_Direction_
Extract word for word the lines of the listing from its start to the line holding "const xAxisMax = 9, yAxisMax = 6;", both ends kept; pictures are not part of the copy.

(Entries with chart source code)
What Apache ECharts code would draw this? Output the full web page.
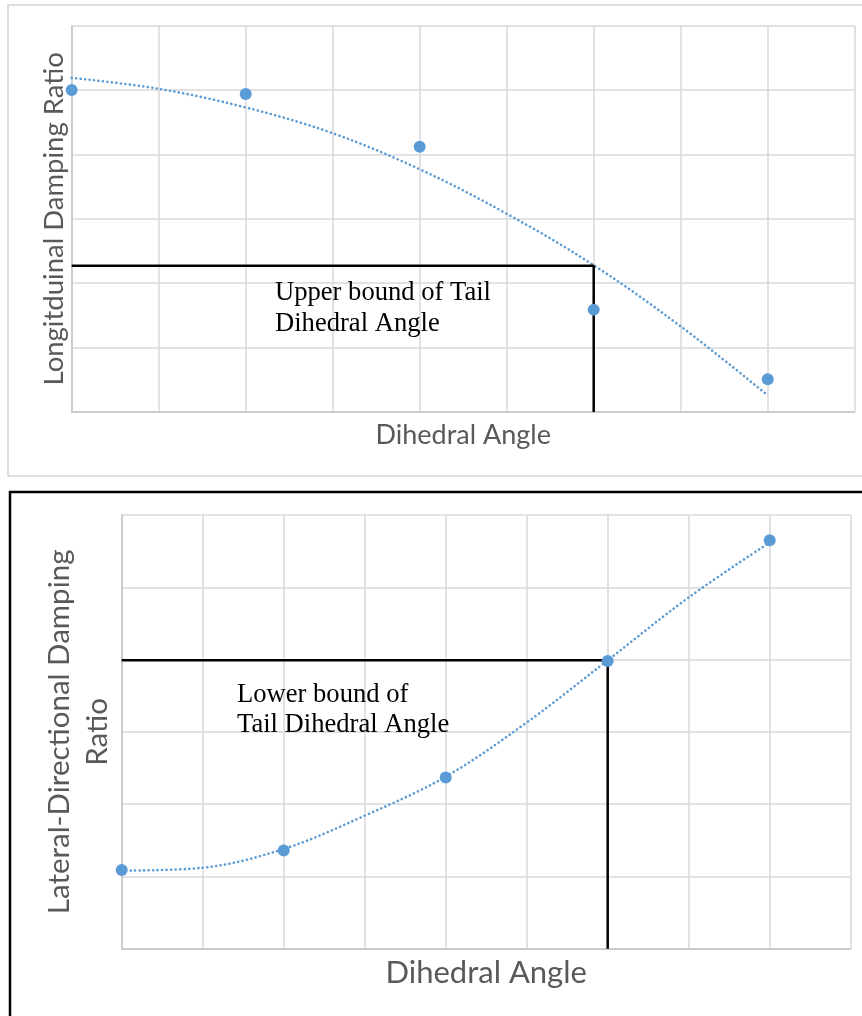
<!DOCTYPE html>
<html>
<head>
<meta charset="utf-8">
<script src="https://cdn.jsdelivr.net/npm/echarts@6/dist/echarts.min.js"></script>
<style>
  html, body { margin: 0; padding: 0; background: #fff; }
  #chart { width: 862px; height: 1016px; }
</style>
</head>
<body>
<div id="chart"></div>
<script>
// ---------- data ----------
const angleCategories = [0, 2, 4, 6, 8];            // dihedral angle positions (grid units)
const trendAngles = [0, 1, 2, 3, 4, 5, 6, 7, 8];

// Top chart: longitudinal damping ratio
const longDamping = [5.0, 4.94, 4.12, 1.59, 0.51];
const longTrend = [5.19, 5.02, 4.73, 4.33, 3.77, 3.08, 2.28, 1.33, 0.26];
const upperBoundAngle = 6;
const upperBoundDamping = 2.27;

// Bottom chart: lateral-directional damping ratio
const latDamping = [1.09, 1.36, 2.37, 3.98, 5.65];
const latTrend = [1.08, 1.12, 1.38, 1.84, 2.38, 3.13, 3.99, 4.86, 5.62];
const lowerBoundAngle = 6;
const lowerBoundDamping = 3.99;

const xAxisMax = 9, yAxisMax = 6;

const topAnnotation = "Upper bound of Tail\nDihedral Angle";
const bottomAnnotation = "Lower bound of\nTail Dihedral Angle";
const xTitle = "Dihedral Angle";
const topYTitle = "Longitduinal Damping Ratio";
const bottomYTitle = "Lateral-Directional Damping\nRatio";

// ---------- build ----------
const BLUE = '#5b9bd5';
const GRIDC = '#d9d9d9';
const AXISC = '#c4c4c4';
const TITLEC = '#595959';
const sans = 'Lato, "Open Sans", sans-serif';
const serif = '"Liberation Serif", "Times New Roman", serif';

function pairs(xs, ys) { return xs.map((x, i) => [x, ys[i]]); }

function xAxisCfg(gridIndex, fontSize, gap) {
  return {
    type: 'value', gridIndex, min: 0, max: xAxisMax, interval: 1,
    name: xTitle, nameLocation: 'middle', nameGap: gap,
    nameTextStyle: { color: TITLEC, fontFamily: sans, fontSize, lineHeight: fontSize, verticalAlign: 'top' },
    axisLine: { show: true, lineStyle: { color: AXISC, width: 1.5 } },
    axisTick: { show: false }, axisLabel: { show: false },
    splitLine: { show: true, lineStyle: { color: GRIDC, width: 1.5 } }
  };
}
function yAxisCfg(gridIndex, name, fontSize, lineHeight, gap) {
  return {
    type: 'value', gridIndex, min: 0, max: yAxisMax, interval: 1,
    name, nameLocation: 'middle', nameGap: gap,
    nameTextStyle: { color: TITLEC, fontFamily: sans, fontSize, lineHeight, align: 'center' },
    axisLine: { show: true, lineStyle: { color: AXISC, width: 1.5 } },
    axisTick: { show: false }, axisLabel: { show: false },
    splitLine: { show: true, lineStyle: { color: GRIDC, width: 1.5 } }
  };
}

function trendSeries(idx, ys) {
  return {
    type: 'line', xAxisIndex: idx, yAxisIndex: idx, data: pairs(trendAngles, ys),
    smooth: 0.35, showSymbol: false, silent: true, z: 2,
    lineStyle: { color: BLUE, width: 2.6, type: [0.1, 4.4], cap: 'round' }
  };
}
function boundSeries(idx, ax, dy) {
  return {
    type: 'line', xAxisIndex: idx, yAxisIndex: idx,
    data: [[0, dy], [ax, dy], [ax, 0]],
    showSymbol: false, silent: true, z: 3,
    lineStyle: { color: '#000', width: 2.5 }
  };
}
function pointSeries(idx, ys) {
  return {
    type: 'scatter', xAxisIndex: idx, yAxisIndex: idx, data: pairs(angleCategories, ys),
    symbol: 'circle', symbolSize: 12, z: 5,
    itemStyle: { color: BLUE, opacity: 1 }
  };
}

const chart = echarts.init(document.getElementById('chart'), null, { renderer: 'canvas' });
chart.setOption({
  backgroundColor: '#fff',
  animation: false,
  grid: [
    { left: 71.7, top: 25.7, width: 783, height: 386.3, containLabel: false },
    { left: 121.7, top: 515, width: 729, height: 433.7, containLabel: false }
  ],
  xAxis: [xAxisCfg(0, 27, 10), xAxisCfg(1, 31, 9)],
  yAxis: [yAxisCfg(0, topYTitle, 27.5, 28, 4), yAxisCfg(1, bottomYTitle, 29.5, 38, 5)],
  series: [
    trendSeries(0, longTrend), boundSeries(0, upperBoundAngle, upperBoundDamping), pointSeries(0, longDamping),
    trendSeries(1, latTrend), boundSeries(1, lowerBoundAngle, lowerBoundDamping), pointSeries(1, latDamping)
  ],
  graphic: [
    { type: 'rect', shape: { x: 8, y: 5, width: 870, height: 471 }, style: { fill: null, stroke: '#d4d4d4', lineWidth: 1.5 }, silent: true, z: 0 },
    { type: 'rect', shape: { x: 10, y: 492, width: 870, height: 540 }, style: { fill: null, stroke: '#000', lineWidth: 2.5 }, silent: true, z: 0 },
    { type: 'text', left: 275, top: 278, style: { text: topAnnotation, font: '26.6px ' + serif, fill: '#000', lineHeight: 31 }, z: 10 },
    { type: 'text', left: 237, top: 680, style: { text: bottomAnnotation, font: '26.6px ' + serif, fill: '#000', lineHeight: 30 }, z: 10 }
  ]
});
</script>
</body>
</html>
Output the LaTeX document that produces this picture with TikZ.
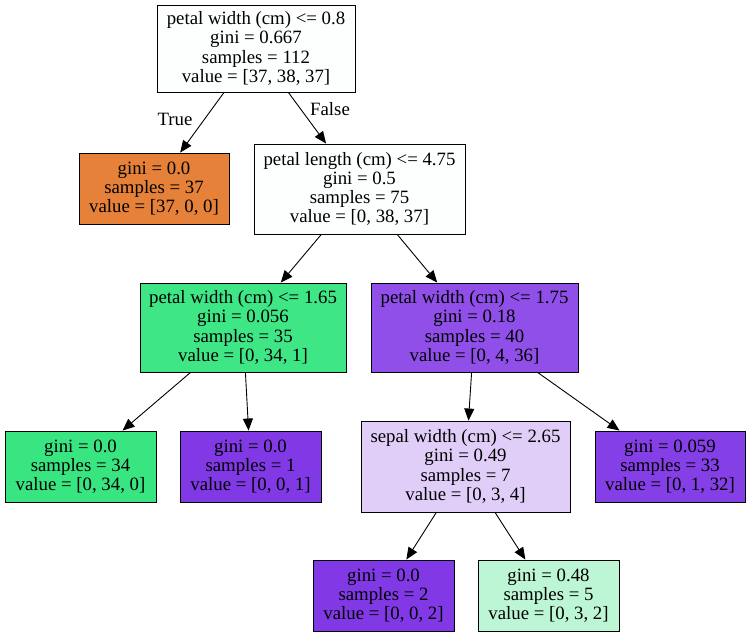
\documentclass[tikz,border=0pt]{standalone}
\usepackage{fontspec}
\setmainfont{Liberation Serif}
\usetikzlibrary{arrows.meta}
\definecolor{cRoot}{HTML}{FDFFFE}
\definecolor{cOrange}{HTML}{E58139}
\definecolor{cN3}{HTML}{FCFFFD}
\definecolor{cN4}{HTML}{3FE685}
\definecolor{cN5}{HTML}{8F4FE8}
\definecolor{cGreen}{HTML}{39E581}
\definecolor{cPurple}{HTML}{8139E5}
\definecolor{cN8}{HTML}{E0CEF8}
\definecolor{cN9}{HTML}{853FE6}
\definecolor{cN11}{HTML}{BDF6D5}
\begin{document}
\begin{tikzpicture}[x=1pt,y=-1pt,
  box/.style={draw=black, line width=0.9pt, align=center, inner sep=0pt,
    font=\fontsize{18.8}{19.2}\selectfont},
  split/.style={box, minimum height=89pt},
  leaf/.style={box, minimum height=71pt},
  lbl/.style={font=\fontsize{18.8}{19.2}\selectfont, inner sep=0pt},
  edge/.style={-{Triangle[length=12pt,width=10pt]}, line width=0.9pt}]
\useasboundingbox (0,0) rectangle (751,636);
\node[split, fill=cRoot, minimum width=198pt, minimum height=87pt] (n0) at (256,48.5)
  {petal width (cm) <= 0.8\\gini = 0.667\\samples = 112\\value = [37, 38, 37]};
\node[leaf, fill=cOrange, minimum width=150pt] (n1) at (154,188.5)
  {gini = 0.0\\samples = 37\\value = [37, 0, 0]};
\node[split, fill=cN3, minimum width=211pt, minimum height=90pt] (n2) at (359.5,189)
  {petal length (cm) <= 4.75\\gini = 0.5\\samples = 75\\value = [0, 38, 37]};
\node[split, fill=cN4, minimum width=206pt] (n3) at (243,327.5)
  {petal width (cm) <= 1.65\\gini = 0.056\\samples = 35\\value = [0, 34, 1]};
\node[split, fill=cN5, minimum width=207pt] (n4) at (474.5,327.5)
  {petal width (cm) <= 1.75\\gini = 0.18\\samples = 40\\value = [0, 4, 36]};
\node[leaf, fill=cGreen, minimum width=151pt] (n5) at (80.5,466.5)
  {gini = 0.0\\samples = 34\\value = [0, 34, 0]};
\node[leaf, fill=cPurple, minimum width=141pt] (n6) at (250.5,466.5)
  {gini = 0.0\\samples = 1\\value = [0, 0, 1]};
\node[split, fill=cN8, minimum width=209pt, minimum height=91pt] (n7) at (465.5,466.5)
  {sepal width (cm) <= 2.65\\gini = 0.49\\samples = 7\\value = [0, 3, 4]};
\node[leaf, fill=cN9, minimum width=150pt] (n8) at (670,466.5)
  {gini = 0.059\\samples = 33\\value = [0, 1, 32]};
\node[leaf, fill=cPurple, minimum width=141pt] (n9) at (383.5,595.5)
  {gini = 0.0\\samples = 2\\value = [0, 0, 2]};
\node[leaf, fill=cN11, minimum width=141pt] (n10) at (548.5,595.5)
  {gini = 0.48\\samples = 5\\value = [0, 3, 2]};
\draw[edge] (n0) -- (n1);
\draw[edge] (n0) -- (n2);
\draw[edge] (n2) -- (n3);
\draw[edge] (n2) -- (n4);
\draw[edge] (n3) -- (n5);
\draw[edge] (n3) -- (n6);
\draw[edge] (n4) -- (n7);
\draw[edge] (n4) -- (n8);
\draw[edge] (n7) -- (n9);
\draw[edge] (n7) -- (n10);
\node[lbl] (tTrue) at (175,119) {True};
\node[lbl] (tFalse) at (330,109) {False};
\end{tikzpicture}
\end{document}
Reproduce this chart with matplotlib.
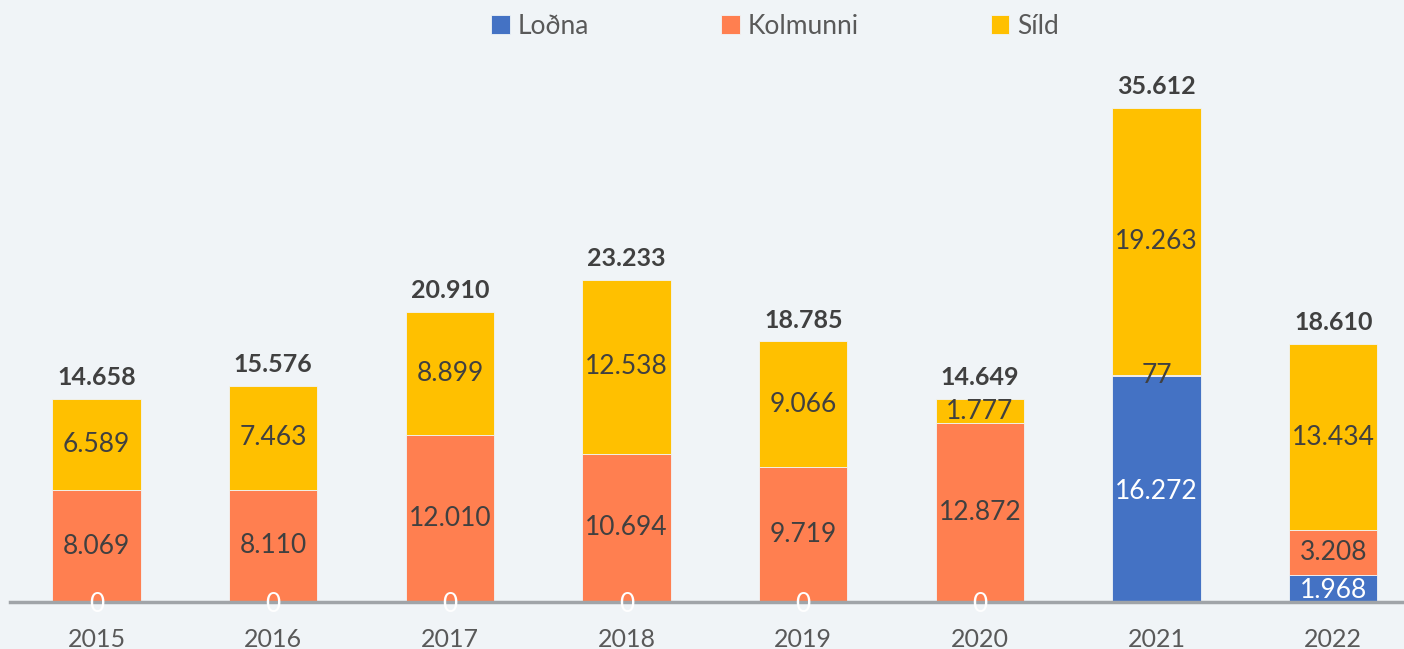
import numpy as np
import matplotlib.pyplot as plt

# Data (tonnes)
years = ["2015", "2016", "2017", "2018", "2019", "2020", "2021", "2022"]
lodna = [0, 0, 0, 0, 0, 0, 16272, 1968]
kolmunni = [8069, 8110, 12010, 10694, 9719, 12872, 77, 3208]
sild = [6589, 7463, 8899, 12538, 9066, 1777, 19263, 13434]
totals = [14658, 15576, 20910, 23233, 18785, 14649, 35612, 18610]

bg = "#F0F4F7"
c_lodna = "#4472C4"
c_kol = "#FF7F50"
c_sild = "#FFC000"
dark = "#404040"

plt.rcParams['font.family'] = ['Lato', 'DejaVu Sans']


def fmt(v):
    return f"{v:,}".replace(",", ".")


fig = plt.figure(figsize=(14.04, 6.49), dpi=100, facecolor=bg)
ax = fig.add_axes([10 / 1404, 1 - 602 / 649, 1 - 10 / 1404, (602 - 60) / 649])
ax.set_facecolor(bg)

x = np.arange(len(years))
w = 0.5
lodna = np.array(lodna)
kolmunni = np.array(kolmunni)
sild = np.array(sild)

b1 = ax.bar(x, lodna, w, color=c_lodna, label="Loðna", edgecolor=bg, linewidth=0.6)
b2 = ax.bar(x, kolmunni, w, bottom=lodna, color=c_kol, label="Kolmunni",
            edgecolor=bg, linewidth=0.6)
b3 = ax.bar(x, sild, w, bottom=lodna + kolmunni, color=c_sild, label="Síld",
            edgecolor=bg, linewidth=0.6)

fs = 19
for i in range(len(years)):
    ax.text(x[i], lodna[i] / 2 - 150, fmt(lodna[i]), ha="center", va="center",
            color="white", fontsize=fs)
    ax.text(x[i], lodna[i] + kolmunni[i] / 2, fmt(kolmunni[i]), ha="center",
            va="center", color=dark, fontsize=fs)
    ax.text(x[i], lodna[i] + kolmunni[i] + sild[i] / 2, fmt(sild[i]),
            ha="center", va="center", color=dark, fontsize=fs)
    ax.text(x[i], totals[i] + 700, fmt(totals[i]), ha="center", va="bottom",
            color=dark, fontsize=18, fontweight="bold")

ax.set_xlim(-0.49, 7.40)
ax.set_ylim(0, (602 - 60) * 35612 / 494)
ax.set_xticks(x)
ax.set_xticklabels(years, fontsize=18, color="#595959")
ax.tick_params(axis="x", length=0, pad=19)
ax.set_yticks([])
for s in ["top", "right", "left"]:
    ax.spines[s].set_visible(False)
ax.spines["bottom"].set_color("#A0A4A8")
ax.spines["bottom"].set_linewidth(2.5)

fig.legend(handles=[b1, b2, b3], loc="center", bbox_to_anchor=(775 / 1404, 1 - 26 / 649),
           ncol=3, frameon=False, fontsize=19, handlelength=0.7, handleheight=0.7,
           handletextpad=0.3, columnspacing=5.0, labelcolor="#595959")

fig.savefig("out.png", dpi=100, facecolor=bg)
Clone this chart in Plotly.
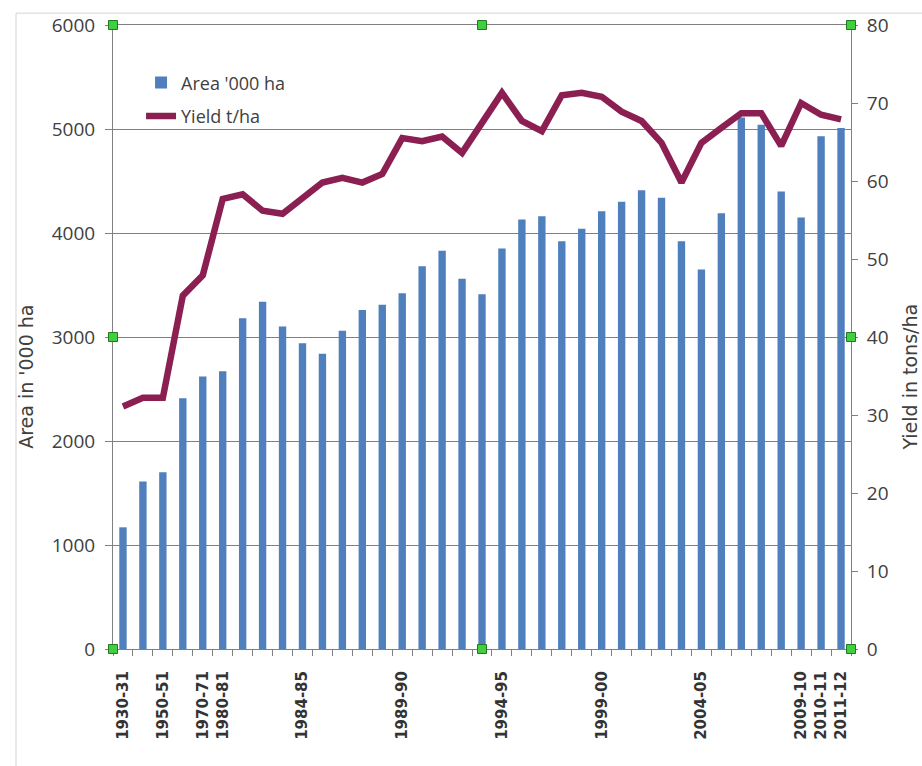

_Exercise result_
What Apache ECharts code would draw this? Output the full web page.
<!DOCTYPE html>
<html>
<head>
<meta charset="utf-8">
<script src="https://cdn.jsdelivr.net/npm/echarts@6/dist/echarts.min.js"></script>
<style>
  html, body { margin: 0; padding: 0; background: #fff; }
  #chart { width: 862px; height: 1016px; }
</style>
</head>
<body>
<div id="chart"></div>
<script>
// ---------- data ----------
const angleCategories = [0, 2, 4, 6, 8];            // dihedral angle positions (grid units)
const trendAngles = [0, 1, 2, 3, 4, 5, 6, 7, 8];

// Top chart: longitudinal damping ratio
const longDamping = [5.0, 4.94, 4.12, 1.59, 0.51];
const longTrend = [5.19, 5.02, 4.73, 4.33, 3.77, 3.08, 2.28, 1.33, 0.26];
const upperBoundAngle = 6;
const upperBoundDamping = 2.27;

// Bottom chart: lateral-directional damping ratio
const latDamping = [1.09, 1.36, 2.37, 3.98, 5.65];
const latTrend = [1.08, 1.12, 1.38, 1.84, 2.38, 3.13, 3.99, 4.86, 5.62];
const lowerBoundAngle = 6;
const lowerBoundDamping = 3.99;

const xAxisMax = 9, yAxisMax = 6;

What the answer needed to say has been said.